# My new Botia



## Georgia Peach (Sep 23, 2005)

I also bought one of these today - I cant remember exactly what the guy called it though :roll: - Im having a blonde moment.. lol - its not a great picture - he wouldnt come out so I could get a full body shot.. Hes about 3-4 inches long. According to the info the guy gave me, he will get about 6 inches full grown. Anybody know the exact species??


----------



## Chazwick (Aug 24, 2005)

Nice fish! I'm afraid i can't identify it properly... i'm not really good at that,


----------



## Fishnut2 (Jan 18, 2005)

Hi Georgia,
It's hard to tell from the pic...but my guess would be a Yo-Yo loach. Botia Almorhae...also known as the Pakistani loach.
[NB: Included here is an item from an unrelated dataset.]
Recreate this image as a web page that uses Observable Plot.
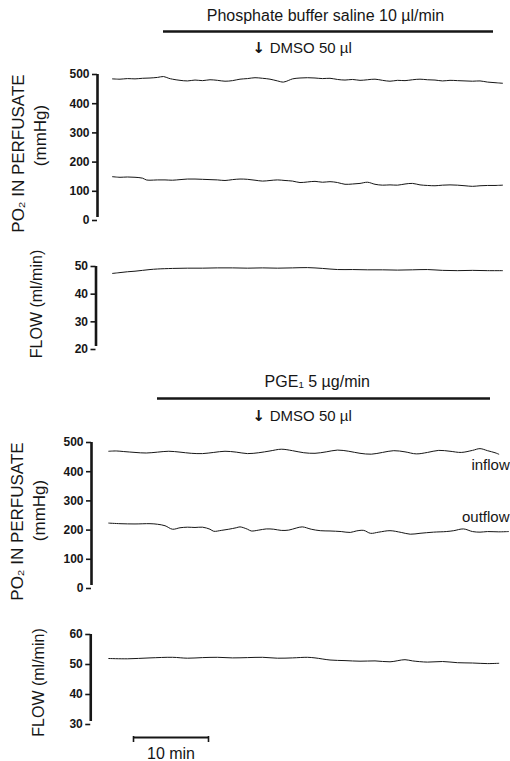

For a positive ID, and more info...check out: http://www.loaches.com/index.html


----------



## Georgia Peach (Sep 23, 2005)

thanks, Ill check out that link.. I have been searcing and havent been able to find one exactly like him..

edited to add- I checked the Yo-Yo and thats not him.


----------



## Georgia Peach (Sep 23, 2005)

I think I found him - he looks like a Green Tiger Botia -


----------



## Fishnut2 (Jan 18, 2005)

Well, at least the link helped. It's hard to ID a fish, without a good pic. I hope you enjoy it. Botias are cool fish!


----------



## Georgia Peach (Sep 23, 2005)

I called the LFS where I bought him and thats what the guy said he was, a Tiger. He wont come out long enough for me to see him really well. LOL - I think I may get one or two more so he will have some company.


----------



## DavidDoyle (Jan 18, 2005)

Loaches are an extremely social fish, even moreso than corys. They need to be kept in a minimum of 3s and more is better. When kept alone they can become schizo- they will be more agreesive towards other fish and often very reclusive. In groups they are usually active and interactive and not agressive towards other tank inhabitants.


----------



## Georgia Peach (Sep 23, 2005)

thanks David, Im going to get me at least two more on Monday..  Hopefully they will still have some. They were on sale for only $4 buks each!


----------